Welcome Kiana!

Hey folks! My name is Kiana, I am a full-time social work student at Laurentian University and I
also work full time in retail. Within these positions, I have gained the opportunity to work and
study alongside the growing population of international students that have immigrated to
Sudbury. As an outsider, I have witnessed the immense obstacles faced by international
students as they navigate survival within a new country and culture. Aside from language and
cultural barriers, academic challenges, and mental health difficulties, a massive barrier for
international students are the financial constraints placed upon them. Both provincially and
federally, migrant students and workers have limited access to social services, and are often
denied full access to health care, employment insurance, and financial aid benefits. International
student workers are also restricted to working 20 hours per week. Though this restriction has
been temporarily lifted from November 15th 2022 until December 31st 2023, the expectation for
these students to be able to financially support themselves within an inflating economy in
addition to paying enormous student fees is unrealistic given the unlivable wages that are
currently in place.
As a social work student who strives to promote anti-oppressive strategies within social and
political practices, I knew that there needed to be systemic changes to ensure equality and
equity for international students in Canada, but didn’t know the best way to navigate these
issues in support of my colleagues. This summer I have earned a great opportunity to complete
my school practicum at the Sudbury Workers’ Education and Advocacy Centre (SWEAC). Prior
to my placement allocation, I did not know much about the centre– I honestly didn’t know much
about workers rights or much of the initiatives set in place to promote inclusivity within the
workforce. After looking through the website and speaking to Scott Florence, the executive
director, I learned a lot about the different campaigns and programs at SWEAC– specifically the
Status For All initiative and the Living Wage campaign.

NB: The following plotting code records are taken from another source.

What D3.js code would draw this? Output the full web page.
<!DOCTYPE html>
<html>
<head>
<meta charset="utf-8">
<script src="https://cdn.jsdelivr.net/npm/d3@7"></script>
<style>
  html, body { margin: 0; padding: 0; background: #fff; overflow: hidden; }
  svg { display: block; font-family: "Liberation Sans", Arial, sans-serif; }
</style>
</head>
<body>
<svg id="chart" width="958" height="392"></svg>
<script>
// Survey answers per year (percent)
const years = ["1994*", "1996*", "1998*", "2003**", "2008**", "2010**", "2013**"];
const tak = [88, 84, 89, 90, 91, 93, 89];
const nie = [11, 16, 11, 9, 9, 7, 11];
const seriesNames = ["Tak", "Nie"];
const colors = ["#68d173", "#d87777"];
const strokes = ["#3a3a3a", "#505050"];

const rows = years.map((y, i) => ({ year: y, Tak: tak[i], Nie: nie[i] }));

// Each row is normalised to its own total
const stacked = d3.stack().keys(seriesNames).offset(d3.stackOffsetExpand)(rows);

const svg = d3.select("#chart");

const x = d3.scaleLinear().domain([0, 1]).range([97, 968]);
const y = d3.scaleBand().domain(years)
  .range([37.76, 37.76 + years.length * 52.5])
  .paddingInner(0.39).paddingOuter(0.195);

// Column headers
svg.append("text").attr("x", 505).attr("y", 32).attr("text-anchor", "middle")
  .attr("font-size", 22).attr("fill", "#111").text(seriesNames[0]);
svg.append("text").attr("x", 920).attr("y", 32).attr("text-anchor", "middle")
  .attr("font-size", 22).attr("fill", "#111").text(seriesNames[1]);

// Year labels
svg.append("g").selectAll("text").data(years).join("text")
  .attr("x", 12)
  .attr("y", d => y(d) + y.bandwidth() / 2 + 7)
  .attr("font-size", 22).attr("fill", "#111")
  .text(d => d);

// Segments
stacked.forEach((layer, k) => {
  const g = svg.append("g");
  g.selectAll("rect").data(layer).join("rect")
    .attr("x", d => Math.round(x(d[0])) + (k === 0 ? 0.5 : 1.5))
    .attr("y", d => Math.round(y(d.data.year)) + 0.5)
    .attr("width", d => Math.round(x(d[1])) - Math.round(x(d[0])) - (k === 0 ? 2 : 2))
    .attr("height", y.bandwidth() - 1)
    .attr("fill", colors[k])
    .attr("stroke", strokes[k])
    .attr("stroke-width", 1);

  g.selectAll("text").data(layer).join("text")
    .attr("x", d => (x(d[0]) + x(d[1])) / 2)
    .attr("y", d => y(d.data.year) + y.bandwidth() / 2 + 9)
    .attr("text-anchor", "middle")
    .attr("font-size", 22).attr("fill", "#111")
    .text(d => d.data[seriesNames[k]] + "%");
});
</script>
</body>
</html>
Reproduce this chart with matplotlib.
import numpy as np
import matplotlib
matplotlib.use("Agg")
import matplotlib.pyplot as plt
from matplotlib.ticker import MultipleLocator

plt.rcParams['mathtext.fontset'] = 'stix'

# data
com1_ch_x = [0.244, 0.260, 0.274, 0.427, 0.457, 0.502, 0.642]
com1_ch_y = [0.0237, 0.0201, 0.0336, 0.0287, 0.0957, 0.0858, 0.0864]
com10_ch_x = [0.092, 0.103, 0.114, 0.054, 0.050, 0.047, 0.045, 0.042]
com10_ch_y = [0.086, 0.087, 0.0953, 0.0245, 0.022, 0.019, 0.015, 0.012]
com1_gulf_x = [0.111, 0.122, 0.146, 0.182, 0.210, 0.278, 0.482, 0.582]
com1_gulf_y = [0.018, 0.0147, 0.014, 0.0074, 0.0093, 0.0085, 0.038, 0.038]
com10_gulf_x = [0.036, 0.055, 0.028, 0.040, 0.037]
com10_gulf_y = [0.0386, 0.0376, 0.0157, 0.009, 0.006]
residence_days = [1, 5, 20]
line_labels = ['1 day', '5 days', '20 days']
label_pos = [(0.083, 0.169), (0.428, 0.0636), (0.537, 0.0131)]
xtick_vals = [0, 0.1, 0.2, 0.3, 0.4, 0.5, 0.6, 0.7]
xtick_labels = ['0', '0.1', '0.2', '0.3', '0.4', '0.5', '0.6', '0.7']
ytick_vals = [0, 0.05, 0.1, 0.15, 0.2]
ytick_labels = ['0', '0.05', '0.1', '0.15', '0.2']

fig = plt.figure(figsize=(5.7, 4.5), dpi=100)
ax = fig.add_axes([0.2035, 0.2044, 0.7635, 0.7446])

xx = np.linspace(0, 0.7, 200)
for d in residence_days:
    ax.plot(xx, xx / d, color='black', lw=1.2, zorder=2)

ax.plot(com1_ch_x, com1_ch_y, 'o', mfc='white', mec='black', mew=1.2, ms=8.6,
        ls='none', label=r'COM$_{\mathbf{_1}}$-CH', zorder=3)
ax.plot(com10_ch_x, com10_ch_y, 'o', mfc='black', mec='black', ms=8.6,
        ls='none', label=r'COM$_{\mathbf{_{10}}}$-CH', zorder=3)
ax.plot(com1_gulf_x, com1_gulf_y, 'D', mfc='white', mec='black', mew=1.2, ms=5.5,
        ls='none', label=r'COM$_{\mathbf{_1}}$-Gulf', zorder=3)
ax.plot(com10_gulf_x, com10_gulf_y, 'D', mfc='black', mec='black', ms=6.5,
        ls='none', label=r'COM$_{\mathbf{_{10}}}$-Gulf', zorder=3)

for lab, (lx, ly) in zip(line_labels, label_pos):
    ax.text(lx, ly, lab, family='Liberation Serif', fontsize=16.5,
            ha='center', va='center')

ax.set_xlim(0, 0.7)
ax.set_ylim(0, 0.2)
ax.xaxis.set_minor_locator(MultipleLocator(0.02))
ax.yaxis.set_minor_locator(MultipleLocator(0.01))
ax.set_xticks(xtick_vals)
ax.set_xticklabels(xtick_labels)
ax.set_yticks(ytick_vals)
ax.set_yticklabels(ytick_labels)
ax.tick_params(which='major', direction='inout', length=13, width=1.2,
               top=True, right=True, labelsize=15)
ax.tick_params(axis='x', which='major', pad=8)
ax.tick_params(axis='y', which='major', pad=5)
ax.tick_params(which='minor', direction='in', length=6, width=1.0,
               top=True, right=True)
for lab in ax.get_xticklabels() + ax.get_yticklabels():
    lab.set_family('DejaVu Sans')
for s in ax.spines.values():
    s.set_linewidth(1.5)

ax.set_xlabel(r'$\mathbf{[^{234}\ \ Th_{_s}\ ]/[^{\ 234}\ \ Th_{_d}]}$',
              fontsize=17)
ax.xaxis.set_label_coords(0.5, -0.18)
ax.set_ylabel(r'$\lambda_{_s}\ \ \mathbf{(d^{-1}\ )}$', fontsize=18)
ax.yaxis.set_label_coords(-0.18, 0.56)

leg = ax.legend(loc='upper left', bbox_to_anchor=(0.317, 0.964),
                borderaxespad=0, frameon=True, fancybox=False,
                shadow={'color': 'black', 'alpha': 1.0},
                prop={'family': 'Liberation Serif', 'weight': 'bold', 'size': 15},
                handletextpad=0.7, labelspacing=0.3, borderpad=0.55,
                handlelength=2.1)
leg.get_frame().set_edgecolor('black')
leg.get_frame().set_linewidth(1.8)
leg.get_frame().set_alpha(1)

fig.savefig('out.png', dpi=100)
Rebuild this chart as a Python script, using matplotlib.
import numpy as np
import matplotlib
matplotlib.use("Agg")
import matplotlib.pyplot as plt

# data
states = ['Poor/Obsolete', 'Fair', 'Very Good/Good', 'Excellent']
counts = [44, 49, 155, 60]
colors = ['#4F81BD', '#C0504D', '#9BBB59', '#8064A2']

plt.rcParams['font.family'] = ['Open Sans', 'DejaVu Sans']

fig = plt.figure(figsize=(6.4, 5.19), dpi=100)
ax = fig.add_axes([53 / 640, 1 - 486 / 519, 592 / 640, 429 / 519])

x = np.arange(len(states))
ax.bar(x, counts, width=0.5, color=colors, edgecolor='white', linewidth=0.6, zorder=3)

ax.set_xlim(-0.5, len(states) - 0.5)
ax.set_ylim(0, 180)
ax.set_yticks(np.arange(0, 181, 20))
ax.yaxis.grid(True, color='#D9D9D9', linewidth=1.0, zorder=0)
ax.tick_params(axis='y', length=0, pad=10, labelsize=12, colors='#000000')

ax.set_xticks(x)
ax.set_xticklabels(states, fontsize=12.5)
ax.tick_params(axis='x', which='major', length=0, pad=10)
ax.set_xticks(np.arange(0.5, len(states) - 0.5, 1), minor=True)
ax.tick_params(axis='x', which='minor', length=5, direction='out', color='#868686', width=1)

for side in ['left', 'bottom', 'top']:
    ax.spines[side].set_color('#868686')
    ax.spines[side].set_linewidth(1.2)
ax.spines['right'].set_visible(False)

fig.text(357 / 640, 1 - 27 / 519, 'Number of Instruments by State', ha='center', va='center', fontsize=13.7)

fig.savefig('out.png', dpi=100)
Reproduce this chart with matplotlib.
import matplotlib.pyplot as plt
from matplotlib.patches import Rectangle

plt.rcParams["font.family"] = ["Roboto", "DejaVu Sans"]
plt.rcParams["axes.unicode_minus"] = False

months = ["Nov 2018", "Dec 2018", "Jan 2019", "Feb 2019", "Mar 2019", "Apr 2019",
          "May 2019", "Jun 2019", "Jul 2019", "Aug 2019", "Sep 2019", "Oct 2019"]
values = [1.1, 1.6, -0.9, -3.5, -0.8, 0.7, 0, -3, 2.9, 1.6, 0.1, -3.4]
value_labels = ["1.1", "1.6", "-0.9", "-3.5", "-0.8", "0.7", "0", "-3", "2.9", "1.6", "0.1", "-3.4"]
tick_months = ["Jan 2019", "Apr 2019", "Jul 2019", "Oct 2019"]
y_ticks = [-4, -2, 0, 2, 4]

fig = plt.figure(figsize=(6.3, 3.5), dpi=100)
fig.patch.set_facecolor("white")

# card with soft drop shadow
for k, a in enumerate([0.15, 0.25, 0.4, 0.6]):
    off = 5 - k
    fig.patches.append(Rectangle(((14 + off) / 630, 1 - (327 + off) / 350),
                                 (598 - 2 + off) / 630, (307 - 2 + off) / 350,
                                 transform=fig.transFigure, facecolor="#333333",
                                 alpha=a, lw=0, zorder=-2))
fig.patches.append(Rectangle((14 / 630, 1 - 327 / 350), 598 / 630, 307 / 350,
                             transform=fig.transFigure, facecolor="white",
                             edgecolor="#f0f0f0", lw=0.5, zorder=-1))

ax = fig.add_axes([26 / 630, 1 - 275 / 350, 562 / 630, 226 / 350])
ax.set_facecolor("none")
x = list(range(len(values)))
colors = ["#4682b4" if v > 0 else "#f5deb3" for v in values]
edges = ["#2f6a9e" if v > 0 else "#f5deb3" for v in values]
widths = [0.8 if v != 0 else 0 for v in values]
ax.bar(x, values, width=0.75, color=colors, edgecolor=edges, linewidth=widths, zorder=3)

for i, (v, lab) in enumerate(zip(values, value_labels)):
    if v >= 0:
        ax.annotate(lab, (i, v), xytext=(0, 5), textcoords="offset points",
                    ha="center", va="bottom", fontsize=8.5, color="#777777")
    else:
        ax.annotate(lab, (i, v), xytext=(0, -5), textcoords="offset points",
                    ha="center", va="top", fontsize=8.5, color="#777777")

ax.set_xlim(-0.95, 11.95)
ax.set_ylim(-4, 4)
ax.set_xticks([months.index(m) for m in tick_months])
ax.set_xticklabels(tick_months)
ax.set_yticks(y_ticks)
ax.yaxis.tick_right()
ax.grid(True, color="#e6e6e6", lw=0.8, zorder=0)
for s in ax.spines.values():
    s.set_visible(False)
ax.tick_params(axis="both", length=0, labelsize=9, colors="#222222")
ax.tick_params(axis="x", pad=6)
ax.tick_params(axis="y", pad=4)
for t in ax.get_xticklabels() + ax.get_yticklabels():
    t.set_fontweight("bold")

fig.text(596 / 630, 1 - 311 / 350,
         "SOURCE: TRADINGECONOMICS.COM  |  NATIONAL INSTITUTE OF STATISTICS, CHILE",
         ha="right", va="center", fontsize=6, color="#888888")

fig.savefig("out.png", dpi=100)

Both campaigns strive to generate a
system in which workers are able to earn wages in conjunction with sustaining their livelihoods,
and have equal working rights and access to benefits. In addition to these advocacy campaigns,
SWEAC offers many services that can support international student workers, such as 1-on-1
client-intake sessions, workshops, and information packets. Many international students may be
in working environments that are exploitative or are struggling with the parameters in which the
government has bounded them within; The staff at SWEAC are driven to ensure that they have
every bit of information needed to ensure that their working rights are protected, and advocate
for policy changes to ensure equal working conditions for all.